▸ **WHAT YOU WILL DO**
Gather all lines in the data that hold the string "Generate".

[Items from a data source]
━━━━━━━━━━━━━━━━
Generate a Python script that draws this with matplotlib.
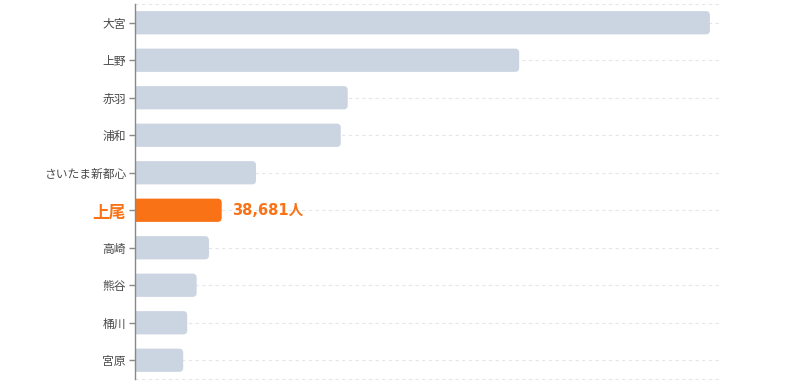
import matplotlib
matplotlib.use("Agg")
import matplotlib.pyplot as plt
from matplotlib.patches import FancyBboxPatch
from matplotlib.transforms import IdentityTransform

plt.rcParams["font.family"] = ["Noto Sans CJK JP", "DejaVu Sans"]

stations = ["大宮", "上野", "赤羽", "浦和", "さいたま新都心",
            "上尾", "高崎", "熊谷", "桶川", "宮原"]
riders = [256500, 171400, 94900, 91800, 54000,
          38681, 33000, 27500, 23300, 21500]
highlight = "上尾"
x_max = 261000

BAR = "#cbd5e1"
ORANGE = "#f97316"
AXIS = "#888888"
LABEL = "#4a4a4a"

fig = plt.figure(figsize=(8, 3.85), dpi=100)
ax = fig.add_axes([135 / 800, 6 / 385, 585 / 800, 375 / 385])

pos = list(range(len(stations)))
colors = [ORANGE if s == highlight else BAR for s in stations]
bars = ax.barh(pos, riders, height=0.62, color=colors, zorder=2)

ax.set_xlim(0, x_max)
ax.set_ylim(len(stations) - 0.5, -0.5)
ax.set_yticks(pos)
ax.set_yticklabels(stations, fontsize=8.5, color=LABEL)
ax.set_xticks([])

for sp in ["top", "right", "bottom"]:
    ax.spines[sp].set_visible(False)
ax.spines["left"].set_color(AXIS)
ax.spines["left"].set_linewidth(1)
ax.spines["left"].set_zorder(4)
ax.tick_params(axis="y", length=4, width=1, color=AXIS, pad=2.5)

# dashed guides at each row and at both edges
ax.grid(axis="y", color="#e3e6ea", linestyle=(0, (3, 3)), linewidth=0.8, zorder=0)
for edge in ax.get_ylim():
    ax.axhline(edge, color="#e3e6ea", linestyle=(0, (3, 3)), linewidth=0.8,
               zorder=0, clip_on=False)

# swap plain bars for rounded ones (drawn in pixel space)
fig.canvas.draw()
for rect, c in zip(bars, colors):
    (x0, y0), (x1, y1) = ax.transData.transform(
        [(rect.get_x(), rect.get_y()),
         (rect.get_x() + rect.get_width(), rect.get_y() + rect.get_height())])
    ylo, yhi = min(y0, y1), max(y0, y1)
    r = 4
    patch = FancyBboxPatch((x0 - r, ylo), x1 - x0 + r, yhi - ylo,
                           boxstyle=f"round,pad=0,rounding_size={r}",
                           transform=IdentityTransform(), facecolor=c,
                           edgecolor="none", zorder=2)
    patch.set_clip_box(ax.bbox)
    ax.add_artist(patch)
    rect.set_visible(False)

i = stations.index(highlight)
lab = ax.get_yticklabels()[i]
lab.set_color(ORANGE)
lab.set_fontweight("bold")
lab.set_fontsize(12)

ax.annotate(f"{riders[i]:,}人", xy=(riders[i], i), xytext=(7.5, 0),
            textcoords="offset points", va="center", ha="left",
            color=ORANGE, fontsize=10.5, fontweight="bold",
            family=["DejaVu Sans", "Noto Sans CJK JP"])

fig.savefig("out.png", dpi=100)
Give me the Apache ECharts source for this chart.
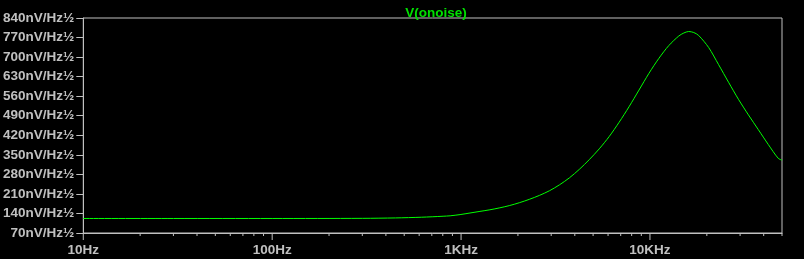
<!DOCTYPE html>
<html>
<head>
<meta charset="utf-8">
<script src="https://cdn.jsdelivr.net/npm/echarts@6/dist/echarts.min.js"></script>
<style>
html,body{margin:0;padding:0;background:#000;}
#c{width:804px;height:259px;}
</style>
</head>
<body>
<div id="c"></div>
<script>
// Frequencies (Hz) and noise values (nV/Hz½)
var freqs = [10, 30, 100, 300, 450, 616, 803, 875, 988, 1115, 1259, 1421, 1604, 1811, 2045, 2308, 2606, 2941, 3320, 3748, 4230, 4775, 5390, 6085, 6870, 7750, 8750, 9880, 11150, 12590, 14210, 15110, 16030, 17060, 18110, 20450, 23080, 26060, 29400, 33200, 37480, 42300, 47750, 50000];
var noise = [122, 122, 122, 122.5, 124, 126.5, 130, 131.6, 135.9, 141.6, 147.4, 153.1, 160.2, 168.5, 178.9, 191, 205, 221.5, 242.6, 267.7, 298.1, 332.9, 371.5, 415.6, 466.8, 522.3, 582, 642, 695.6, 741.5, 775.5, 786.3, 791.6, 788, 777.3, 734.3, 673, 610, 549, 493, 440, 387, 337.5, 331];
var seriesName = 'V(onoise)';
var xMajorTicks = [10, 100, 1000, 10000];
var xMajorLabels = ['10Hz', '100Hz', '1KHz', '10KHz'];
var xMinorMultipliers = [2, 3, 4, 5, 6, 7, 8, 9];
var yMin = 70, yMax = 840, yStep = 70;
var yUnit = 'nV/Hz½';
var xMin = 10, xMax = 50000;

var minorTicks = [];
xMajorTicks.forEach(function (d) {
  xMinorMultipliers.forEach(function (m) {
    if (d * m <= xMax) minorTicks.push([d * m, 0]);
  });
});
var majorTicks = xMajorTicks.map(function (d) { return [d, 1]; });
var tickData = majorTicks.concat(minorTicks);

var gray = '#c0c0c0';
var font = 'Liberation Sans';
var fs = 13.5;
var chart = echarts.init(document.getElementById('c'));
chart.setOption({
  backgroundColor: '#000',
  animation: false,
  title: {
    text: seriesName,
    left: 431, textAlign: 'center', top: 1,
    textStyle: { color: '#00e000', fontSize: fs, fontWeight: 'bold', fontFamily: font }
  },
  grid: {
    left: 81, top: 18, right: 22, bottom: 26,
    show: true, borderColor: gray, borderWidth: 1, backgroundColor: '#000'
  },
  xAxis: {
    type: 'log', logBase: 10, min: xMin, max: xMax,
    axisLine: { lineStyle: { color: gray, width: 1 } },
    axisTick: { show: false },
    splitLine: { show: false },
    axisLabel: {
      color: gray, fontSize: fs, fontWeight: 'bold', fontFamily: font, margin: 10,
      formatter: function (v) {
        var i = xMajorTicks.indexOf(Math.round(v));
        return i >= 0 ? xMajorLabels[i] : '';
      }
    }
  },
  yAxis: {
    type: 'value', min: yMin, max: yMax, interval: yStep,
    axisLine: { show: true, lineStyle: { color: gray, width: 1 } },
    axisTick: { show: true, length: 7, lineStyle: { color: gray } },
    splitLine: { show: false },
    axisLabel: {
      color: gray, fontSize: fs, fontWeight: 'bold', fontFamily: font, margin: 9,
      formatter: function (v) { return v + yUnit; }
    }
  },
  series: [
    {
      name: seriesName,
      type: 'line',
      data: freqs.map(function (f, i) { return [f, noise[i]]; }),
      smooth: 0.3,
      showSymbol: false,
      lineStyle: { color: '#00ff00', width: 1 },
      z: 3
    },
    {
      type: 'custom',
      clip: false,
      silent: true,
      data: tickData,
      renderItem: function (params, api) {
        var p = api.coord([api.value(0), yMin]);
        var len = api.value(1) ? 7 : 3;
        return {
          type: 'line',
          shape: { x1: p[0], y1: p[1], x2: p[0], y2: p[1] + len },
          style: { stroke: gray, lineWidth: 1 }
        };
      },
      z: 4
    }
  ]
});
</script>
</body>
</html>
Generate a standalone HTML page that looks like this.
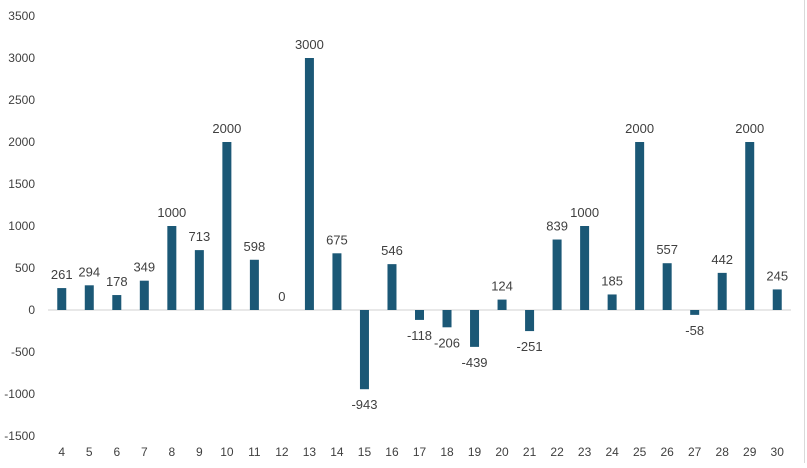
━━━━━━━━━━━━━━━━
▸ **CORRECT RESPONSE**
Generate a Python script that draws this with matplotlib.
Generate a standalone HTML page that looks like this.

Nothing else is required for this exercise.